The B.C. Metis Federation says a 2012 review, only recently made public, raises what it calls "a number of very serious issues that demand immediate answers and full public disclosure."
"The federal government has boasted about managing the economy responsibly, strict budgets at all costs," federation president Keith Henry wrote Monday.
"However some of the worst mismanagement is being supported through organizations such as MNC and their affiliates, which continue to negatively affect real support for Metis people across the country.
"What more will it take? There is undeniable evidence which has been kept from the Metis and taxpaying public."
An outside consultant's draft report and a subsequent examination by the Aboriginal Affairs Department raised red flags over the Metis National Council's management practices and financial controls.
The Canadian Press recently reported never-before-released details of those two documents, which identified questionable contracts and apparent conflicts of interest.
A summary of the department's findings, obtained under access-to-information legislation, offered a glimpse of what was happening behind-the-scenes before new measures were introduced to help make the council more transparent and accountable.
Council president Clement Chartier and vice-president David Chartrand of the Manitoba Metis Federation say the outside auditor's initial findings were flawed and other issues have since been resolved.
However, the rest of the council's board of governors are at odds with Chartier and Chartrand, saying they didn't know about the issues flagged by Aboriginal Affairs and do not want to be associated with the probe's findings.

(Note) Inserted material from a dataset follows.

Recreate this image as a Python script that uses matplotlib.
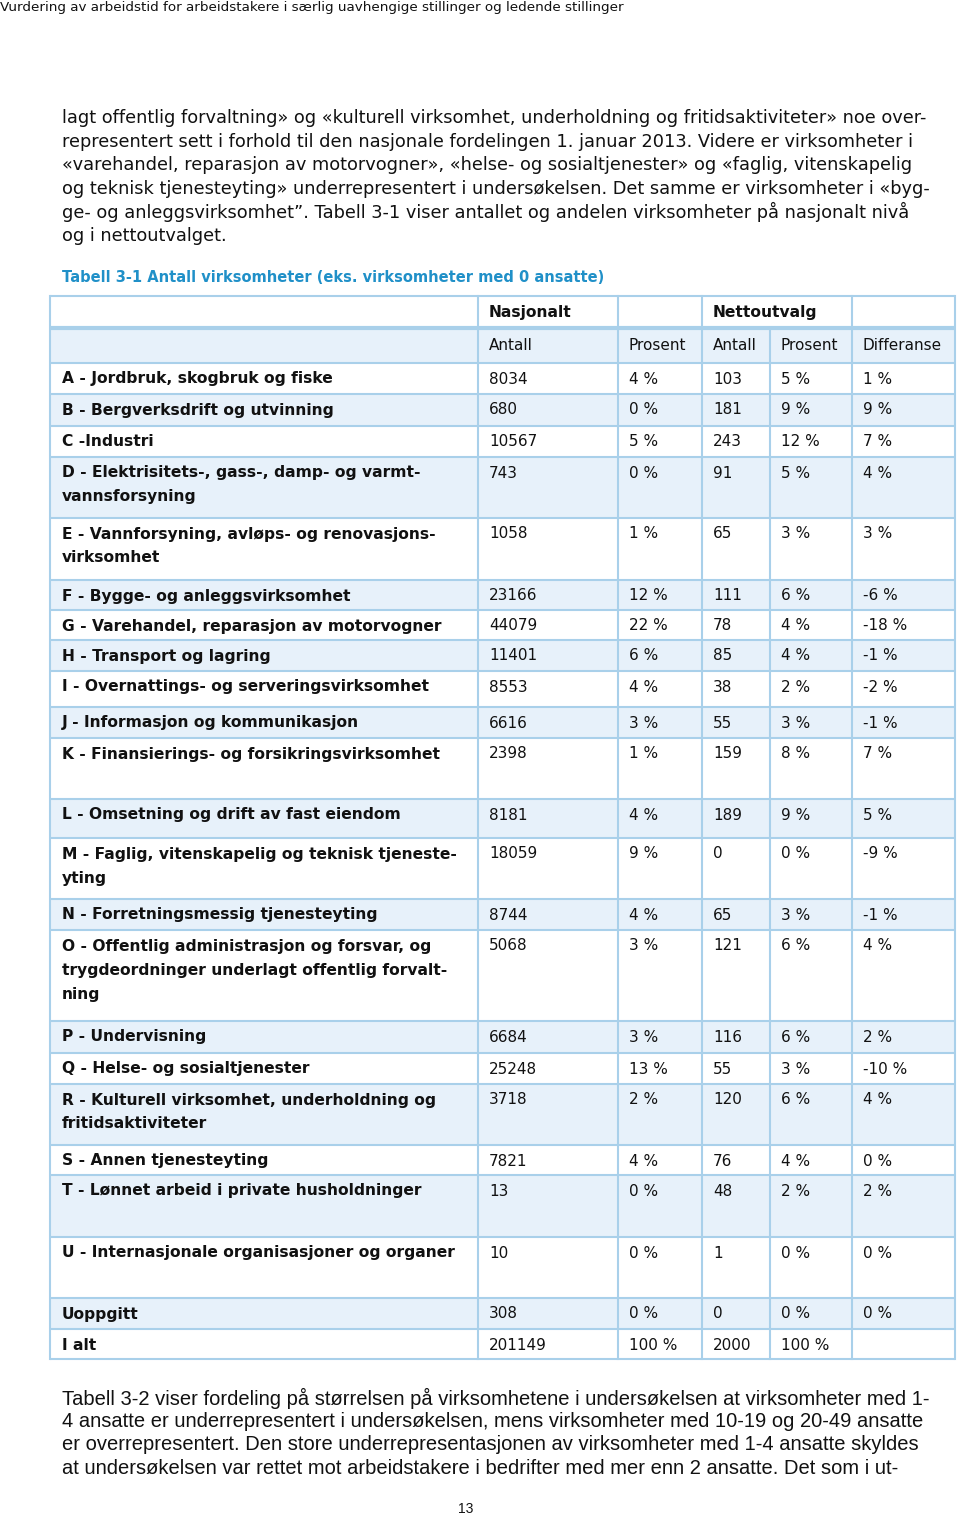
import matplotlib
matplotlib.use("Agg")
import matplotlib.pyplot as plt

# --- table data ---
categories = ["A - Jordbruk, skogbruk og fiske",
              "B - Bergverksdrift og utvinning",
              "C -Industri",
              "D - Elektrisitets-, gass-, damp- og varmt-\nvannsforsyning",
              "E - Vannforsyning, avløps- og renovasjons-\nvirksomhet",
              "F - Bygge- og anleggsvirksomhet",
              "G - Varehandel, reparasjon av motorvogner",
              "H - Transport og lagring",
              "I - Overnattings- og serveringsvirksomhet",
              "J - Informasjon og kommunikasjon",
              "K - Finansierings- og forsikringsvirksomhet",
              "L - Omsetning og drift av fast eiendom",
              "M - Faglig, vitenskapelig og teknisk tjeneste-\nyting",
              "N - Forretningsmessig tjenesteyting",
              "O - Offentlig administrasjon og forsvar, og\ntrygdeordninger underlagt offentlig forvalt-\nning",
              "P - Undervisning",
              "Q - Helse- og sosialtjenester",
              "R - Kulturell virksomhet, underholdning og\nfritidsaktiviteter",
              "S - Annen tjenesteyting",
              "T - Lønnet arbeid i private husholdninger",
              "U - Internasjonale organisasjoner og organer",
              "Uoppgitt",
              "I alt"]
nas_antall = [8034, 680, 10567, 743, 1058, 23166, 44079, 11401, 8553, 6616, 2398,
              8181, 18059, 8744, 5068, 6684, 25248, 3718, 7821, 13, 10, 308, 201149]
nas_pct = [4, 0, 5, 0, 1, 12, 22, 6, 4, 3, 1, 4, 9, 4, 3, 3, 13, 2, 4, 0, 0, 0, 100]
net_antall = [103, 181, 243, 91, 65, 111, 78, 85, 38, 55, 159, 189, 0, 65, 121, 116,
              55, 120, 76, 48, 1, 0, 2000]
net_pct = [5, 9, 12, 5, 3, 6, 4, 4, 2, 3, 8, 9, 0, 3, 6, 6, 3, 6, 4, 2, 0, 0, 100]
differanse = [1, 9, 7, 4, 3, -6, -18, -1, -2, -1, 7, 5, -9, -1, 4, 2, -10, 4, 0, 2, 0, 0, None]

group_headers = ["Nasjonalt", "Nettoutvalg"]
col_headers = ["Antall", "Prosent", "Antall", "Prosent", "Differanse"]

page_header = "Vurdering av arbeidstid for arbeidstakere i særlig uavhengige stillinger og ledende stillinger"
intro_lines = [
    "lagt offentlig forvaltning» og «kulturell virksomhet, underholdning og fritidsaktiviteter» noe over-",
    "representert sett i forhold til den nasjonale fordelingen 1. januar 2013. Videre er virksomheter i",
    "«varehandel, reparasjon av motorvogner», «helse- og sosialtjenester» og «faglig, vitenskapelig",
    "og teknisk tjenesteyting» underrepresentert i undersøkelsen. Det samme er virksomheter i «byg-",
    "ge- og anleggsvirksomhet”. Tabell 3-1 viser antallet og andelen virksomheter på nasjonalt nivå",
    "og i nettoutvalget.",
]
table_title = "Tabell 3-1 Antall virksomheter (eks. virksomheter med 0 ansatte)"
outro_lines = [
    "Tabell 3-2 viser fordeling på størrelsen på virksomhetene i undersøkelsen at virksomheter med 1-",
    "4 ansatte er underrepresentert i undersøkelsen, mens virksomheter med 10-19 og 20-49 ansatte",
    "er overrepresentert. Den store underrepresentasjonen av virksomheter med 1-4 ansatte skyldes",
    "at undersøkelsen var rettet mot arbeidstakere i bedrifter med mer enn 2 ansatte. Det som i ut-",
]
page_number = "13"

# --- layout (pixels) ---
W, H = 960, 1516
col_x = [50, 478, 618, 702, 770, 852, 955]
table_top = 296
row_h = [32, 35, 31, 32, 31, 61, 62, 30, 30, 31, 36, 31, 61, 39, 61, 31, 91, 32, 31, 61, 30, 62, 61, 31, 30]

border = "#a9d0ea"
band = "#e7f1fa"
title_blue = "#2090c8"
ink = "#111111"

fig = plt.figure(figsize=(W / 100, H / 100), dpi=100)
ax = fig.add_axes([0, 0, 1, 1])
ax.set_xlim(0, W)
ax.set_ylim(H, 0)
ax.axis("off")

fs = 11.0      # table body
fsb = 11.15    # table bold
ax.text(0, 7, page_header, fontsize=9.7, va="center", ha="left", color=ink)
for i, line in enumerate(intro_lines):
    ax.text(62, 118 + i * 23.6, line, fontsize=12.75, va="center", color=ink)
ax.text(62, 277, table_title, fontsize=10.55, fontweight="bold", va="center", color=title_blue)

# row tops
tops = [table_top]
for h in row_h:
    tops.append(tops[-1] + h)

# bands
for r in range(len(row_h)):
    if r % 2 == 1:
        ax.add_patch(plt.Rectangle((col_x[0], tops[r]), col_x[-1] - col_x[0], row_h[r],
                                   facecolor=band, edgecolor="none"))

lw = 1.5
# horizontal lines
for r, y in enumerate(tops):
    ax.plot([col_x[0], col_x[-1]], [y, y], color=border, lw=3.0 if r == 1 else lw,
            solid_capstyle="butt")
# vertical lines (no split between the two Nettoutvalg columns in the top header)
for j, x in enumerate(col_x):
    y0 = tops[1] if j == 4 else tops[0]
    ax.plot([x, x], [y0, tops[-1]], color=border, lw=lw)

pad = 11
# header rows
ax.text(col_x[1] + pad, tops[0] + 16, group_headers[0], fontsize=fsb, fontweight="bold", va="center", color=ink)
ax.text(col_x[3] + pad, tops[0] + 16, group_headers[1], fontsize=fsb, fontweight="bold", va="center", color=ink)
for j, h in enumerate(col_headers):
    ax.text(col_x[j + 1] + pad, tops[1] + 18, h, fontsize=fs, va="center", color=ink)

# body rows
for i, cat in enumerate(categories):
    r = i + 2
    y = tops[r] + 16
    for k, part in enumerate(cat.split("\n")):
        ax.text(62, y + k * 24, part, fontsize=fsb, fontweight="bold", va="center", color=ink)
    vals = [str(nas_antall[i]), f"{nas_pct[i]} %", str(net_antall[i]), f"{net_pct[i]} %",
            "" if differanse[i] is None else f"{differanse[i]} %"]
    for j, v in enumerate(vals):
        ax.text(col_x[j + 1] + pad, y, v, fontsize=fs, va="center", color=ink)

for i, line in enumerate(outro_lines):
    ax.text(62, 1398 + i * 23.5, line, fontsize=14.5, family="Liberation Sans", va="center", color=ink)
ax.text(466, 1509, page_number, fontsize=10, family="Liberation Sans", ha="center", va="center", color=ink)

fig.savefig("out.png", dpi=100)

The B.C. Metis Federation is also taking exception to the notion that the Metis National Council and its provincial affiliate, the Metis Nation British Columbia, speak on its behalf.
Valcourt's office says the government acted swiftly after concerns were raised about the Metis National Council.

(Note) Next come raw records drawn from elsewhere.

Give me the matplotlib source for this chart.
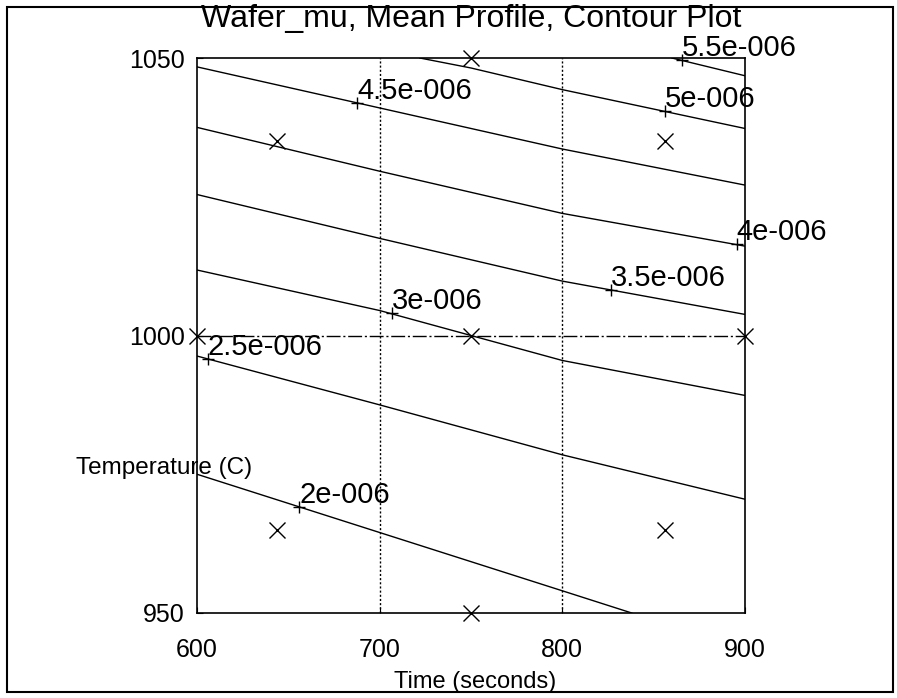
import numpy as np
import matplotlib
matplotlib.use("Agg")
import matplotlib.pyplot as plt
from matplotlib.patches import Rectangle

matplotlib.rcParams["font.family"] = ["Liberation Sans", "DejaVu Sans"]

# contour lines: (time, temperature) per level
levels = ["2e-006", "2.5e-006", "3e-006", "3.5e-006", "4e-006", "4.5e-006", "5e-006", "5.5e-006"]
line_time = [
    [600, 700, 800, 838],
    [600, 700, 800, 900],
    [600, 700, 800, 900],
    [600, 700, 800, 900],
    [600, 700, 800, 900],
    [600, 700, 800, 900],
    [722, 750, 800, 900],
    [860, 900],
]
line_temp = [
    [975.0, 964.5, 954.0, 950.0],
    [996.3, 987.5, 978.5, 970.5],
    [1011.8, 1004.5, 995.5, 989.2],
    [1025.4, 1017.5, 1009.8, 1003.8],
    [1037.5, 1029.6, 1022.0, 1016.1],
    [1048.4, 1041.0, 1033.6, 1027.1],
    [1050.0, 1048.2, 1044.3, 1037.3],
    [1050.0, 1046.8],
]

# where the contour labels sit
label_time = [656, 606, 706.7, 826.6, 895.5, 687.6, 856, 865.5]
label_temp = [969.1, 995.8, 1004.0, 1008.2, 1016.4, 1041.9, 1040.4, 1049.6]

# design points (x markers)
pt_time = [600, 644, 644, 750, 750, 750, 856, 856, 900]
pt_temp = [1000, 965, 1035, 950, 1000, 1050, 965, 1035, 1000]

xticks = [600, 700, 800, 900]
yticks = [950, 1000, 1050]

fig = plt.figure(figsize=(8.97, 6.98), dpi=100)
ax = fig.add_axes([197 / 897, 1 - 613 / 698, 548 / 897, 555 / 698])

# grid-like reference lines
for xv in [700, 800]:
    ax.axvline(xv, color="black", lw=1.0, ls=(0, (1.5, 1.5)), zorder=1)
ax.axhline(1000, color="black", lw=1.0, ls=(0, (10, 2, 1.5, 2)), zorder=1)

for t, v in zip(line_time, line_temp):
    ax.plot(t, v, color="black", lw=1.0, zorder=2)

ax.plot(pt_time, pt_temp, ls="none", marker="x", ms=12, mew=1.0, color="black",
        zorder=3, clip_on=False)

ax.plot(label_time, label_temp, ls="none", marker="+", ms=9, mew=1.0, color="black",
        zorder=3, clip_on=False)
for t, v, s in zip(label_time, label_temp, levels):
    ax.annotate(s, (t, v), xytext=(0, 3), textcoords="offset points",
                ha="left", va="baseline", fontsize=21, clip_on=False)

ax.set_xlim(600, 900)
ax.set_ylim(950, 1050)
ax.set_xticks(xticks)
ax.set_yticks(yticks)
ax.tick_params(direction="in", length=4, width=0.8, labelsize=18)
ax.tick_params(axis="x", pad=18)
ax.tick_params(axis="y", pad=9)
for sp in ax.spines.values():
    sp.set_linewidth(1.2)

ax.set_title("Wafer_mu, Mean Profile, Contour Plot", fontsize=23, y=1.056, pad=0)
ax.set_xlabel("Time (seconds)", fontsize=17)
ax.xaxis.set_label_coords(0.507, -0.124)
ax.xaxis.label.set_va("center")
ax.set_ylabel("Temperature (C)", fontsize=17.5, rotation=0)
ax.yaxis.set_label_coords(-0.06, 0.261)
ax.yaxis.label.set_va("center")
ax.yaxis.label.set_ha("center")

fig.patches.append(Rectangle((7 / 897, 6 / 698), 886 / 897, 685 / 698,
                             transform=fig.transFigure, fill=False, lw=1.5, color="black"))

fig.savefig("out.png", dpi=100)
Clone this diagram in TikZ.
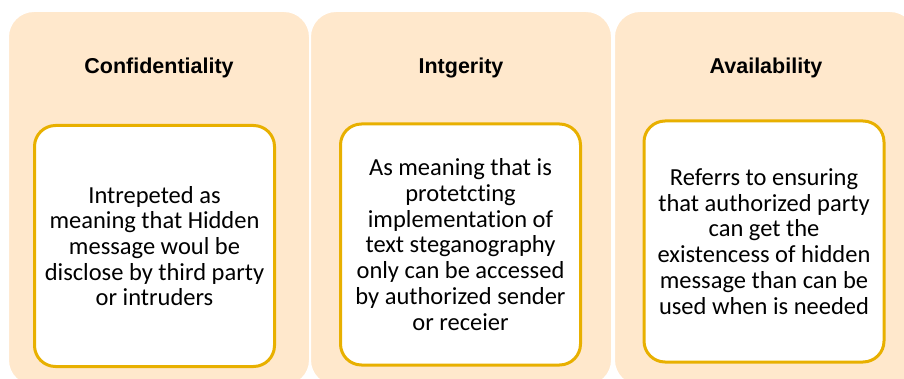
\documentclass[tikz,border=0pt]{standalone}
\usepackage{fontspec}
\setmainfont{Carlito}[Ligatures={NoCommon}]
\newfontfamily\headfont{Liberation Sans}
\usepackage{tikz}

\definecolor{peach}{HTML}{FFE8CC}
\definecolor{gold}{HTML}{E8B000}

\begin{document}
\begin{tikzpicture}[x=1pt,y=1pt,
  panel/.style={draw=white,line width=2pt,fill=peach,rounded corners=26pt,
    minimum width=302pt,minimum height=375pt,inner sep=0pt},
  head/.style={font=\headfont\bfseries\fontsize{21.5}{25}\selectfont,anchor=base},
  card/.style={draw=gold,line width=3pt,fill=white,rounded corners=21pt,
    minimum width=240pt,minimum height=241pt,inner sep=0pt,align=center,
    font=\fontsize{24.5}{25.7}\selectfont}]
  \clip (0,0) rectangle (904,378);

  \node[panel] (1) at (159,179.5) {};
  \node[panel] (2) at (461,179.5) {};
  \node[panel] (3) at (765,179.5) {};

  \node[head] (4) at (159,304) {Confidentiality};
  \node[head] (5) at (461,304) {Intgerity};
  \node[head] (6) at (766,304) {Availability};

  \node[card] (7) at (154.5,132) {Intrepeted as\\meaning that Hidden\\message woul be\\disclose by third party\\or intruders};
  \node[card] (8) at (460.5,133.5) {As meaning that is\\protetcting\\implementation of\\text steganography\\only can be accessed\\by authorized sender\\or receier};
  \node[card] (9) at (764,136.5) {Referrs to ensuring\\that authorized party\\can get the\\existencess of hidden\\message than can be\\used when is needed};
\end{tikzpicture}
\end{document}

"Our government is committed to ensuring that all organizations use taxpayer funds for their intended purpose, which is why we were concerned with the financial weaknesses identified within the Metis National Council and why we took these concerns seriously," spokeswoman Andrea Richer said in an emailed statement.
"Immediate steps were taken to ensure these issues were addressed, and in April 2013 the MNC agreed to a way forward and signed a Governance and Financial Accountability Accord which commits them to a higher transparency and accountability standard than any aboriginal representative organization.
"We hope that the MNC will continue taking the necessary steps to strengthen its financial accountability to its members and all Canadians."